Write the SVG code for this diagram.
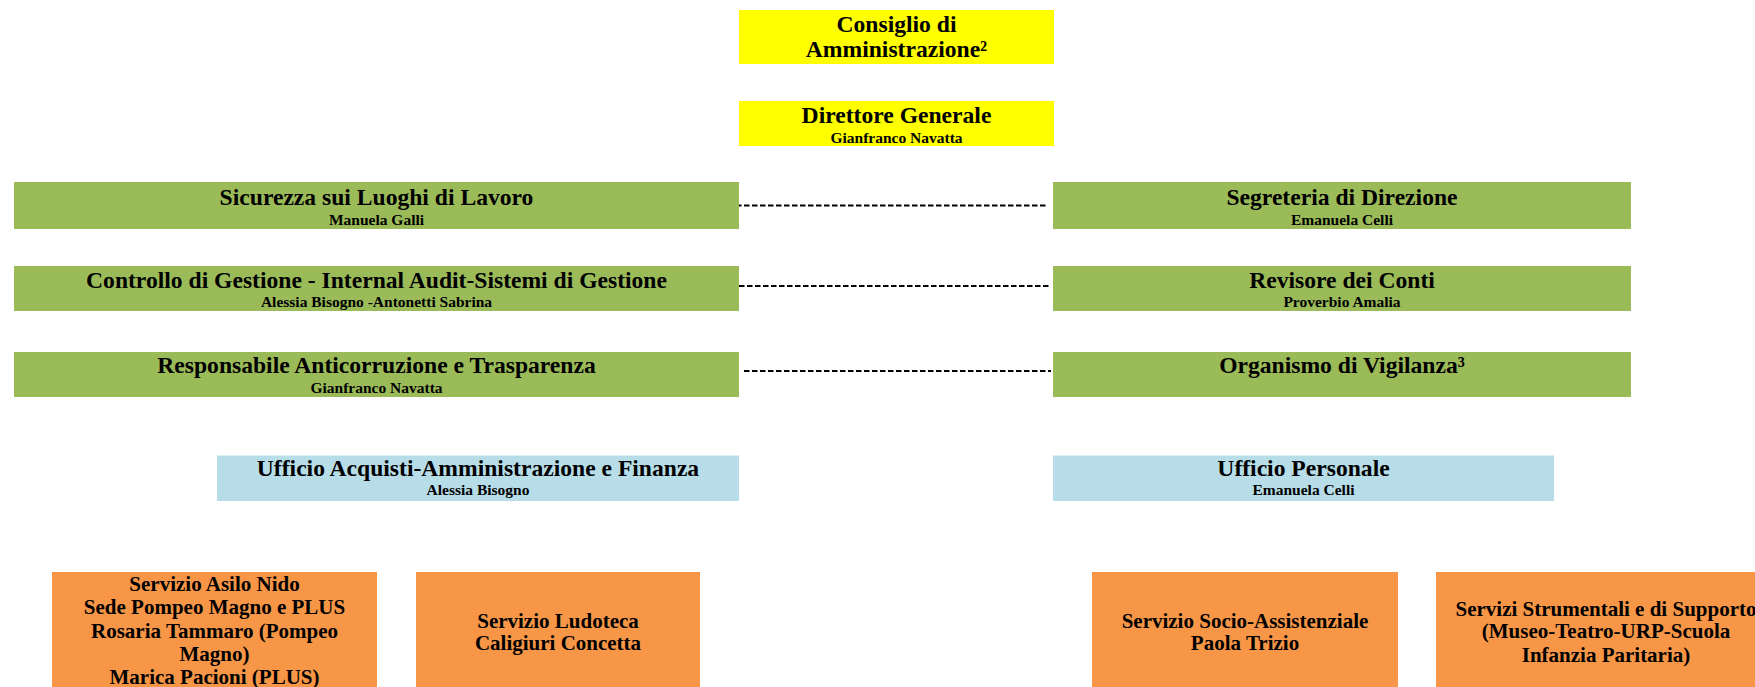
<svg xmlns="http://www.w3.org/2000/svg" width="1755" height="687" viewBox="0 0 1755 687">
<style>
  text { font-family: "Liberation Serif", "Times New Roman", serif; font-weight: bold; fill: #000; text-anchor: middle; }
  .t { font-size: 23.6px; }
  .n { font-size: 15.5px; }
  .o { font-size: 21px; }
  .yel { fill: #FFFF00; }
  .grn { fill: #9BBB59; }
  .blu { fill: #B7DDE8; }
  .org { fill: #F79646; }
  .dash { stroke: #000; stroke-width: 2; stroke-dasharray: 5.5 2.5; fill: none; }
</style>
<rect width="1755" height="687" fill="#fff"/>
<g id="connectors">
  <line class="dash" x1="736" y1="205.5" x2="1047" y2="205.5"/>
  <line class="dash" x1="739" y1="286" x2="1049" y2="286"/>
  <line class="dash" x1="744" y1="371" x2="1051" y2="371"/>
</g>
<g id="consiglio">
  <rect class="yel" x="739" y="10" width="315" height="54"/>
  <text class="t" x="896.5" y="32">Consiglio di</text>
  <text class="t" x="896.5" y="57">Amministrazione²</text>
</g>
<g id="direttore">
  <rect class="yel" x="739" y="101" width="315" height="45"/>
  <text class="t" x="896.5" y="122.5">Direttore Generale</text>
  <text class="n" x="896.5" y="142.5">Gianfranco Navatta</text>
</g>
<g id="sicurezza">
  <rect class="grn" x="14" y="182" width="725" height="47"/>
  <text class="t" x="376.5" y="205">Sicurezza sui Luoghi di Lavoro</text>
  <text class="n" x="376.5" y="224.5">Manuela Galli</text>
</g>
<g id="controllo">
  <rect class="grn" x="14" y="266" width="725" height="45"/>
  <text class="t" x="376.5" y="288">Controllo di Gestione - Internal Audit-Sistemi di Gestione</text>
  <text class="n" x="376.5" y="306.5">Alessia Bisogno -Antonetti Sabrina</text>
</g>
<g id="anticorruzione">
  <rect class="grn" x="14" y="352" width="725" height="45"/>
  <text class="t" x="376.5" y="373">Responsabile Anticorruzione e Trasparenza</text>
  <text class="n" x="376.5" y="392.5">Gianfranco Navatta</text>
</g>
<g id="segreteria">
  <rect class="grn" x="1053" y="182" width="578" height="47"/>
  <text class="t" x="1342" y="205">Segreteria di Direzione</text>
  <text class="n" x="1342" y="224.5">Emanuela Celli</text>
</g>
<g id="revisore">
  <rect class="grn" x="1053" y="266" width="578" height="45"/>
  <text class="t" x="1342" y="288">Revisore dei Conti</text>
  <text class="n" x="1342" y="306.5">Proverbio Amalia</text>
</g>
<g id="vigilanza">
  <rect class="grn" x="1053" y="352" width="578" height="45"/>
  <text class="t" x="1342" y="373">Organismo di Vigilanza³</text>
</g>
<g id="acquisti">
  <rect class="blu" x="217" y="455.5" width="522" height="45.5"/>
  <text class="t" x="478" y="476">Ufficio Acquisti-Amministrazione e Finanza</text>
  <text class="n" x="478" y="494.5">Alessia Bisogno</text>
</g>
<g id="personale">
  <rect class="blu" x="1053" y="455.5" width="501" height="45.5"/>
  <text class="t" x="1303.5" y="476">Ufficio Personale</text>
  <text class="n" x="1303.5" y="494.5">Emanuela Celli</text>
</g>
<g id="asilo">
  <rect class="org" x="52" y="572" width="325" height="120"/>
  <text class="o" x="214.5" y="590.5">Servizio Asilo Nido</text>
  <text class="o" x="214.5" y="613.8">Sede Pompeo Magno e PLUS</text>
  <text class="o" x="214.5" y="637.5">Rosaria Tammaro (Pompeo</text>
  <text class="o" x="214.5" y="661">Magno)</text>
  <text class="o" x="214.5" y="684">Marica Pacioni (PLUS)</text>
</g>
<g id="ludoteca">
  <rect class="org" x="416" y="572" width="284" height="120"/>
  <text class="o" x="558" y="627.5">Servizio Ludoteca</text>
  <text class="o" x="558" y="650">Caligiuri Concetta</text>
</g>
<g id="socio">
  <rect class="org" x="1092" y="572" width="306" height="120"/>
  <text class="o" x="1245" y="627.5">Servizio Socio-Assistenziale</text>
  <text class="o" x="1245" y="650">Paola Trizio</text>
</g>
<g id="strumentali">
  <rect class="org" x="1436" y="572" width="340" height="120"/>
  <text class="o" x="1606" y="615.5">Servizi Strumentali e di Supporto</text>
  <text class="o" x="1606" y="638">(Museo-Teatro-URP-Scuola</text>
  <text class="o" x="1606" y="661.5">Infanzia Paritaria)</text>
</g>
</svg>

──────────

▶ [Stated task]:
Quote the data above in full, leaving out the pictures it holds.

▶ [Reply]:
Write the SVG code for this diagram.
<svg xmlns="http://www.w3.org/2000/svg" width="1755" height="687" viewBox="0 0 1755 687">
<style>
  text { font-family: "Liberation Serif", "Times New Roman", serif; font-weight: bold; fill: #000; text-anchor: middle; }
  .t { font-size: 23.6px; }
  .n { font-size: 15.5px; }
  .o { font-size: 21px; }
  .yel { fill: #FFFF00; }
  .grn { fill: #9BBB59; }
  .blu { fill: #B7DDE8; }
  .org { fill: #F79646; }
  .dash { stroke: #000; stroke-width: 2; stroke-dasharray: 5.5 2.5; fill: none; }
</style>
<rect width="1755" height="687" fill="#fff"/>
<g id="connectors">
  <line class="dash" x1="736" y1="205.5" x2="1047" y2="205.5"/>
  <line class="dash" x1="739" y1="286" x2="1049" y2="286"/>
  <line class="dash" x1="744" y1="371" x2="1051" y2="371"/>
</g>
<g id="consiglio">
  <rect class="yel" x="739" y="10" width="315" height="54"/>
  <text class="t" x="896.5" y="32">Consiglio di</text>
  <text class="t" x="896.5" y="57">Amministrazione²</text>
</g>
<g id="direttore">
  <rect class="yel" x="739" y="101" width="315" height="45"/>
  <text class="t" x="896.5" y="122.5">Direttore Generale</text>
  <text class="n" x="896.5" y="142.5">Gianfranco Navatta</text>
</g>
<g id="sicurezza">
  <rect class="grn" x="14" y="182" width="725" height="47"/>
  <text class="t" x="376.5" y="205">Sicurezza sui Luoghi di Lavoro</text>
  <text class="n" x="376.5" y="224.5">Manuela Galli</text>
</g>
<g id="controllo">
  <rect class="grn" x="14" y="266" width="725" height="45"/>
  <text class="t" x="376.5" y="288">Controllo di Gestione - Internal Audit-Sistemi di Gestione</text>
  <text class="n" x="376.5" y="306.5">Alessia Bisogno -Antonetti Sabrina</text>
</g>
<g id="anticorruzione">
  <rect class="grn" x="14" y="352" width="725" height="45"/>
  <text class="t" x="376.5" y="373">Responsabile Anticorruzione e Trasparenza</text>
  <text class="n" x="376.5" y="392.5">Gianfranco Navatta</text>
</g>
<g id="segreteria">
  <rect class="grn" x="1053" y="182" width="578" height="47"/>
  <text class="t" x="1342" y="205">Segreteria di Direzione</text>
  <text class="n" x="1342" y="224.5">Emanuela Celli</text>
</g>
<g id="revisore">
  <rect class="grn" x="1053" y="266" width="578" height="45"/>
  <text class="t" x="1342" y="288">Revisore dei Conti</text>
  <text class="n" x="1342" y="306.5">Proverbio Amalia</text>
</g>
<g id="vigilanza">
  <rect class="grn" x="1053" y="352" width="578" height="45"/>
  <text class="t" x="1342" y="373">Organismo di Vigilanza³</text>
</g>
<g id="acquisti">
  <rect class="blu" x="217" y="455.5" width="522" height="45.5"/>
  <text class="t" x="478" y="476">Ufficio Acquisti-Amministrazione e Finanza</text>
  <text class="n" x="478" y="494.5">Alessia Bisogno</text>
</g>
<g id="personale">
  <rect class="blu" x="1053" y="455.5" width="501" height="45.5"/>
  <text class="t" x="1303.5" y="476">Ufficio Personale</text>
  <text class="n" x="1303.5" y="494.5">Emanuela Celli</text>
</g>
<g id="asilo">
  <rect class="org" x="52" y="572" width="325" height="120"/>
  <text class="o" x="214.5" y="590.5">Servizio Asilo Nido</text>
  <text class="o" x="214.5" y="613.8">Sede Pompeo Magno e PLUS</text>
  <text class="o" x="214.5" y="637.5">Rosaria Tammaro (Pompeo</text>
  <text class="o" x="214.5" y="661">Magno)</text>
  <text class="o" x="214.5" y="684">Marica Pacioni (PLUS)</text>
</g>
<g id="ludoteca">
  <rect class="org" x="416" y="572" width="284" height="120"/>
  <text class="o" x="558" y="627.5">Servizio Ludoteca</text>
  <text class="o" x="558" y="650">Caligiuri Concetta</text>
</g>
<g id="socio">
  <rect class="org" x="1092" y="572" width="306" height="120"/>
  <text class="o" x="1245" y="627.5">Servizio Socio-Assistenziale</text>
  <text class="o" x="1245" y="650">Paola Trizio</text>
</g>
<g id="strumentali">
  <rect class="org" x="1436" y="572" width="340" height="120"/>
  <text class="o" x="1606" y="615.5">Servizi Strumentali e di Supporto</text>
  <text class="o" x="1606" y="638">(Museo-Teatro-URP-Scuola</text>
  <text class="o" x="1606" y="661.5">Infanzia Paritaria)</text>
</g>
</svg>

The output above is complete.